● **Task objective**:
Repeat the material exactly, every line of it.

● **Recorded data**:
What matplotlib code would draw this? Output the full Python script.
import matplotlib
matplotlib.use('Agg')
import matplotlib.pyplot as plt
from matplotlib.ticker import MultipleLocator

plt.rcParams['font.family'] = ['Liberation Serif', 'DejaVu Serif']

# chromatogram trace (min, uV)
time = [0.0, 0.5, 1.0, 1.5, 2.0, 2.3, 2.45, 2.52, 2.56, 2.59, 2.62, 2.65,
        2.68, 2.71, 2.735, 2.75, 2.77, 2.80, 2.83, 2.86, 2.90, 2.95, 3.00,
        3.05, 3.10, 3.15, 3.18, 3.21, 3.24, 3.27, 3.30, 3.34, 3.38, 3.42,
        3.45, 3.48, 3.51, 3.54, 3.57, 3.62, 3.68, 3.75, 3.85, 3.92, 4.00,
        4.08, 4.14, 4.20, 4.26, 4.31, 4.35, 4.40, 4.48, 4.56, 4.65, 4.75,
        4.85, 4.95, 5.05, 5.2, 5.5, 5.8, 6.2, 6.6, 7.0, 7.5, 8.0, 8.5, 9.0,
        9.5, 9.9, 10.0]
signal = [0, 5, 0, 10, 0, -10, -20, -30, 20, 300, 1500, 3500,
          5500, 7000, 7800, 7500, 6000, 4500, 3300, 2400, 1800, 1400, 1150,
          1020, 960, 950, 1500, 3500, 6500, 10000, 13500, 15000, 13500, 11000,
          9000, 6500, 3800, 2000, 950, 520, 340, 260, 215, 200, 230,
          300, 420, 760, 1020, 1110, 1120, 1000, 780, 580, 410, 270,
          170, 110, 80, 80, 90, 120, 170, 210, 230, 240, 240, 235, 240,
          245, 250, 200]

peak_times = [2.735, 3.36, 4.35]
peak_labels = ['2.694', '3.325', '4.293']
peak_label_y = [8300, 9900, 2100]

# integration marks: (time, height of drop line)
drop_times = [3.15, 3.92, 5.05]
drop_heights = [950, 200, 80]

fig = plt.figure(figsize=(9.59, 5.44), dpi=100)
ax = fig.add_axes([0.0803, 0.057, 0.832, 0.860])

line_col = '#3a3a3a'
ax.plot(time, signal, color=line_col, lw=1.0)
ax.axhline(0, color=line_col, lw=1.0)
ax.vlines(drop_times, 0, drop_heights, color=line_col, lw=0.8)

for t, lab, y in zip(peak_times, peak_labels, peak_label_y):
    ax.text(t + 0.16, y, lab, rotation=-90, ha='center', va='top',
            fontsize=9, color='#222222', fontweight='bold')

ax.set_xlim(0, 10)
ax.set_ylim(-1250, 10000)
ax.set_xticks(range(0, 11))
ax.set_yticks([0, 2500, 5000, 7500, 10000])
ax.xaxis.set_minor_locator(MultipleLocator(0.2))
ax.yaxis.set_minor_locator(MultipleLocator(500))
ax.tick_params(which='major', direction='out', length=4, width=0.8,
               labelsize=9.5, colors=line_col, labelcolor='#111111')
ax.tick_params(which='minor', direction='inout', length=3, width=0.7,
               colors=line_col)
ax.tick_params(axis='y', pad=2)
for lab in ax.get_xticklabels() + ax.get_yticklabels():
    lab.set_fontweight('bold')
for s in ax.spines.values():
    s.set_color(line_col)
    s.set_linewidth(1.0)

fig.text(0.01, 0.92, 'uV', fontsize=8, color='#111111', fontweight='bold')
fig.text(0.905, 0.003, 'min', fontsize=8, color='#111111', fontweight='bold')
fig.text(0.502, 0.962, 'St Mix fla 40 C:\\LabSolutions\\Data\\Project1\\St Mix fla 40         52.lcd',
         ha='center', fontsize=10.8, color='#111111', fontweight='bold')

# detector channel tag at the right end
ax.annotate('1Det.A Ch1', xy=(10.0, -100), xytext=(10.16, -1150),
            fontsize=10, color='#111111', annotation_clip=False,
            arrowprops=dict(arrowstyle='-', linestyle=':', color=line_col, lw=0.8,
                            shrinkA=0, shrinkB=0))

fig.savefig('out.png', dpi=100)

● **Output for this exercise**:
What matplotlib code would draw this? Output the full Python script.
import matplotlib
matplotlib.use('Agg')
import matplotlib.pyplot as plt
from matplotlib.ticker import MultipleLocator

plt.rcParams['font.family'] = ['Liberation Serif', 'DejaVu Serif']

# chromatogram trace (min, uV)
time = [0.0, 0.5, 1.0, 1.5, 2.0, 2.3, 2.45, 2.52, 2.56, 2.59, 2.62, 2.65,
        2.68, 2.71, 2.735, 2.75, 2.77, 2.80, 2.83, 2.86, 2.90, 2.95, 3.00,
        3.05, 3.10, 3.15, 3.18, 3.21, 3.24, 3.27, 3.30, 3.34, 3.38, 3.42,
        3.45, 3.48, 3.51, 3.54, 3.57, 3.62, 3.68, 3.75, 3.85, 3.92, 4.00,
        4.08, 4.14, 4.20, 4.26, 4.31, 4.35, 4.40, 4.48, 4.56, 4.65, 4.75,
        4.85, 4.95, 5.05, 5.2, 5.5, 5.8, 6.2, 6.6, 7.0, 7.5, 8.0, 8.5, 9.0,
        9.5, 9.9, 10.0]
signal = [0, 5, 0, 10, 0, -10, -20, -30, 20, 300, 1500, 3500,
          5500, 7000, 7800, 7500, 6000, 4500, 3300, 2400, 1800, 1400, 1150,
          1020, 960, 950, 1500, 3500, 6500, 10000, 13500, 15000, 13500, 11000,
          9000, 6500, 3800, 2000, 950, 520, 340, 260, 215, 200, 230,
          300, 420, 760, 1020, 1110, 1120, 1000, 780, 580, 410, 270,
          170, 110, 80, 80, 90, 120, 170, 210, 230, 240, 240, 235, 240,
          245, 250, 200]

peak_times = [2.735, 3.36, 4.35]
peak_labels = ['2.694', '3.325', '4.293']
peak_label_y = [8300, 9900, 2100]

# integration marks: (time, height of drop line)
drop_times = [3.15, 3.92, 5.05]
drop_heights = [950, 200, 80]

fig = plt.figure(figsize=(9.59, 5.44), dpi=100)
ax = fig.add_axes([0.0803, 0.057, 0.832, 0.860])

line_col = '#3a3a3a'
ax.plot(time, signal, color=line_col, lw=1.0)
ax.axhline(0, color=line_col, lw=1.0)
ax.vlines(drop_times, 0, drop_heights, color=line_col, lw=0.8)

for t, lab, y in zip(peak_times, peak_labels, peak_label_y):
    ax.text(t + 0.16, y, lab, rotation=-90, ha='center', va='top',
            fontsize=9, color='#222222', fontweight='bold')

ax.set_xlim(0, 10)
ax.set_ylim(-1250, 10000)
ax.set_xticks(range(0, 11))
ax.set_yticks([0, 2500, 5000, 7500, 10000])
ax.xaxis.set_minor_locator(MultipleLocator(0.2))
ax.yaxis.set_minor_locator(MultipleLocator(500))
ax.tick_params(which='major', direction='out', length=4, width=0.8,
               labelsize=9.5, colors=line_col, labelcolor='#111111')
ax.tick_params(which='minor', direction='inout', length=3, width=0.7,
               colors=line_col)
ax.tick_params(axis='y', pad=2)
for lab in ax.get_xticklabels() + ax.get_yticklabels():
    lab.set_fontweight('bold')
for s in ax.spines.values():
    s.set_color(line_col)
    s.set_linewidth(1.0)

fig.text(0.01, 0.92, 'uV', fontsize=8, color='#111111', fontweight='bold')
fig.text(0.905, 0.003, 'min', fontsize=8, color='#111111', fontweight='bold')
fig.text(0.502, 0.962, 'St Mix fla 40 C:\\LabSolutions\\Data\\Project1\\St Mix fla 40         52.lcd',
         ha='center', fontsize=10.8, color='#111111', fontweight='bold')

# detector channel tag at the right end
ax.annotate('1Det.A Ch1', xy=(10.0, -100), xytext=(10.16, -1150),
            fontsize=10, color='#111111', annotation_clip=False,
            arrowprops=dict(arrowstyle='-', linestyle=':', color=line_col, lw=0.8,
                            shrinkA=0, shrinkB=0))

fig.savefig('out.png', dpi=100)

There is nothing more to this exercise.